Mamata denies farmers’ suicide in Bengal

January 19, 2012 04:45 pm | Updated November 17, 2021 05:11 am IST - Kolkata

West Bengal Chief Minister Mamata Banerjee arrives to attend a meeting in Kolkata. File photo

West Bengal Chief Minister Mamata Banerjee arrives to attend a meeting in Kolkata. File photo

West Bengal Chief Minister Mamata Banerjee on Thursday denied reports about farmers’ suicide in the state, a day after CPI(M) general secretary Prakash Karat held the Trinamool Congress-led government responsible for the suicides.

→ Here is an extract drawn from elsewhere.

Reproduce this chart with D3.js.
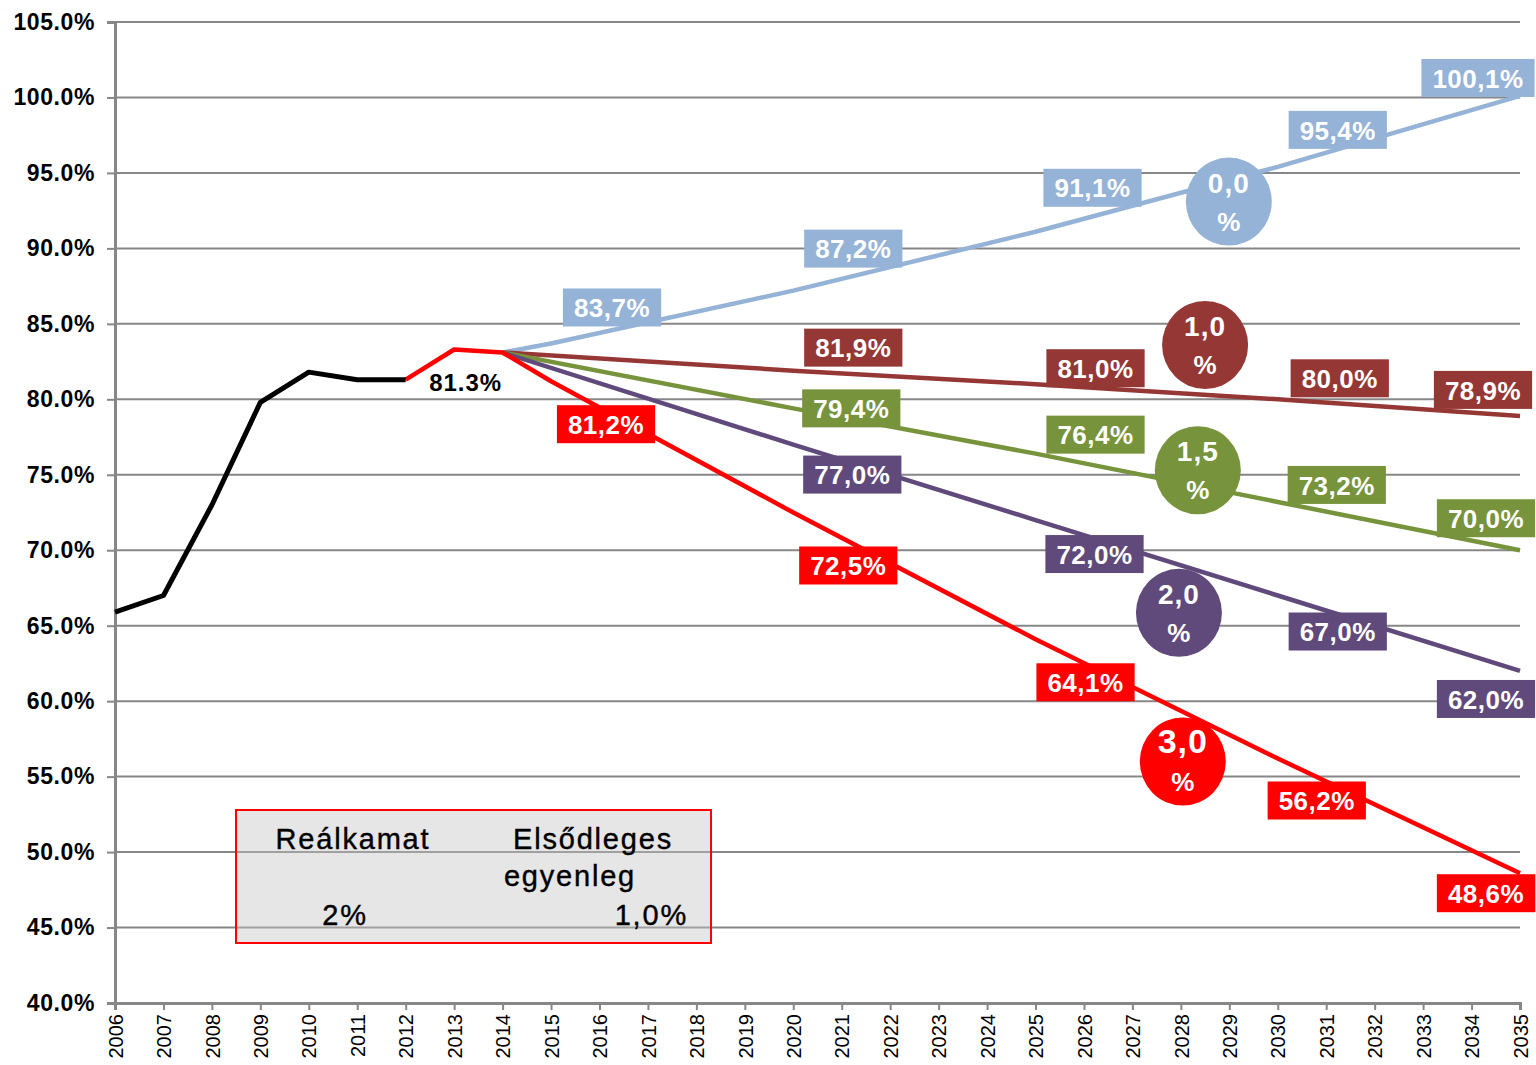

“Twelve persons died due to some disease and they were not connected to farming, while reports said that some others took heavy loans from banks for personal purposes,” Ms. Banerjee told a Panchayatiraj Sammelan at the Netaji Indoor Stadium.

Challenging the CPI(M) for spreading canards against her government, the chief minister claimed that 199 farmers had been killed by the Left Front while it was in power.

“You should be ashamed of the atrocities committed during your rule on the farmers. You killed farmers, looted them, snatched their produce and drove them out of their fields. We have not forgotten the atrocities on them,” she alleged.

“To safeguard the farmers’ interests, I went on a 26-day fasting in the city in 2006, while farmland was being forcibly acquired. I know farmers’ agony,” Ms. Banerjee said.

She said her government during the seven-month rule introduced Kisan Card and the farmers’ insurance scheme and denied the CPI(M)’s charge that she had kept quiet while the fertiliser price was decontrolled.

Further to her defence, she said she was instrumental in resisting the Centre’s move to raise prices of petroleum products and FDI entry in the retail sector.

Mr. Karat had on Wednesday blamed the policy of the present state government for the suicide of “at least 21 farmers in West Bengal in recent weeks”.

“If you don’t intervene to ensure that farmers get fair or minimum price for procurement and if you don’t take adequate steps to alleviate their indebtedness, this will happen,” Mr. Karat told reporters.